But then something extraordinary happens, a little interruption from another world. Faninal re-enters with the Marschallin on his arm; he pats Sophie’s cheek, uttering a friendly homily to the Marschallin: ‘They’re always the same, aren’t they, the young people?’ ‘Yes, yes’, she responds very quietly. She sings music heard before, notably at the end of Act 1 when she dismissed Octavian, for the moment, and told him what her day will be: ‘Now, I am going to church, and afterwards, I’ll go over to Uncle Greifenklau’s, he’s old and lame, and that will cheer him up. And in the afternoon, I shall send a footman to you, to say whether I’ll be driving in the Prater. And if I am, and if you would like to, you can come into the Prater too, and ride next to my coach.’ The turn to minor at ‘in the afternoon’, the long falling interval in the voice, the music setting those chained subjunctives of a happiness known to be fragile and finite – this is what returns when she says, ‘Yes, yes’ in Act 3.

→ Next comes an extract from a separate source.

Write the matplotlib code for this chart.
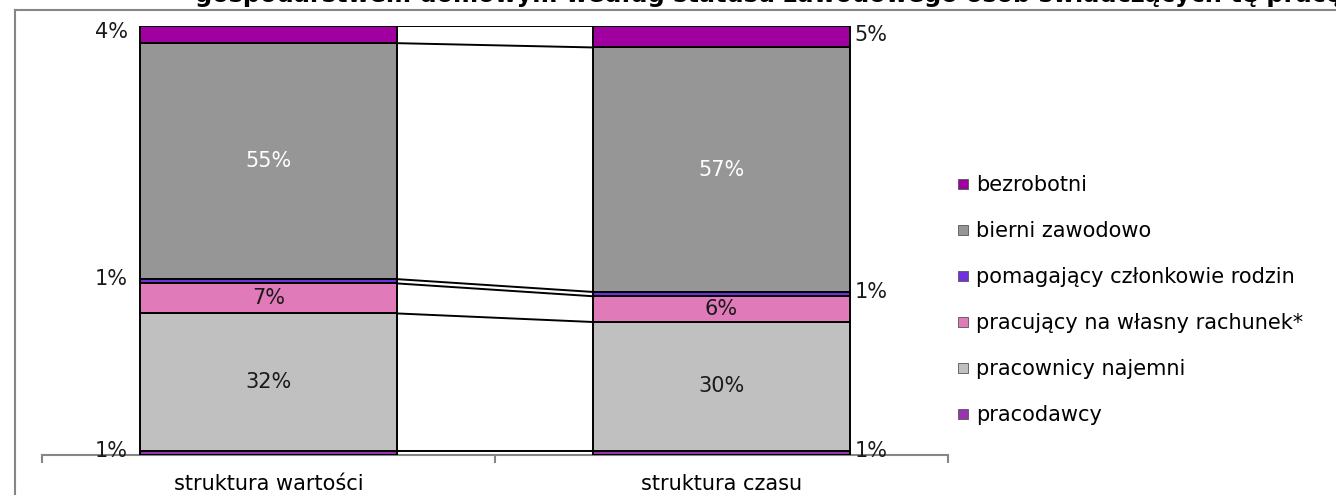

Before and after this interruption the orchestra has returned to its Straussian harmonic and melodic range, and when Faninal and the Marschallin depart there emerges one of the largest and most expansive orchestral climaxes of the entire evening. The lovers, as if oblivious, then settle down to what becomes the second verse of their little Mozartian duet; but now their phrases are fragmented and interrupted by the brittle, chromatic motif that had earlier characterized the presentation of the rose, a litany of unconnected triads glitteringly high in the orchestral register on celesta, harp, flutes and solo violins. Mozart is getting further and further away: he had reappeared in the wake of Strauss’s huge orchestra but is now retreating into the distance, seen through increasing layers of acoustic frosted glass.
The music that begins with the long recitative-like scene before the trio, and ends here, used to occupy Side 8 on most LP recordings of the opera. Both its cumulative effect, and the knowledge that this very effect is suspect, is summed up in a 1957 New Yorker cartoon. We see a husband sick in bed, bags under his eyes, saying to his ministering spouse, ‘I know the doctor said this is only a bad cold, but in case he’s mistaken I’d like to hear side eight of “Der Rosenkavalier” one last time.’
Strauss’s next opera with Hofmannsthal was Ariadne auf Naxos (Ariadne on Naxos, 1912; revised and expanded 1916). It was clearly part of the same project as Der Rosenkavalier and its plot was briefly outlined in Chapter 5, since one if its funnier moments involves the horror a dedicated opera seria composer feels on being told that he has to make room for comedy. Ariadne started life as an ‘intermezzo’ during a performance of Molière’s play Le Bourgeois gentilhomme (The Bourgeois Gentleman, 1670), but was then revised into a full-scale piece comprising a Prologue and then the Opera. The action occurs in the house of ‘the richest man in Vienna’ during the nineteenth century. A magnificent banquet is taking place, due to be followed by a series of entertainments: first a serious opera called Ariadne auf Naxos, then a comic divertissement, then fireworks. In the Prologue the Composer (mezzo-soprano) fusses about the fact that a commedia dell’arte troupe, led by Zerbinetta (soprano), will follow his solemn work of drama; Zerbinetta mocks the seriousness of the Composer’s art. Pandemonium is caused when the Major-domo announces that, because of time pressures, both the opera and the commedia must be played simultaneously. The Opera is set on the island of Naxos. Ariadne (soprano) has been abandoned by Theseus and longs for death. Zerbinetta, Harlequin (baritone) & Co. periodically invade and lampoon her sentiments. The god Bacchus (tenor) arrives and, in a passionate duet, he and Ariadne declare their love. Just before their closing peroration, Zerbinetta appears from the wings, points to Bacchus and Ariadne, and says, with enigmatic grace: ‘When the new god approaches, we surrender without a word’.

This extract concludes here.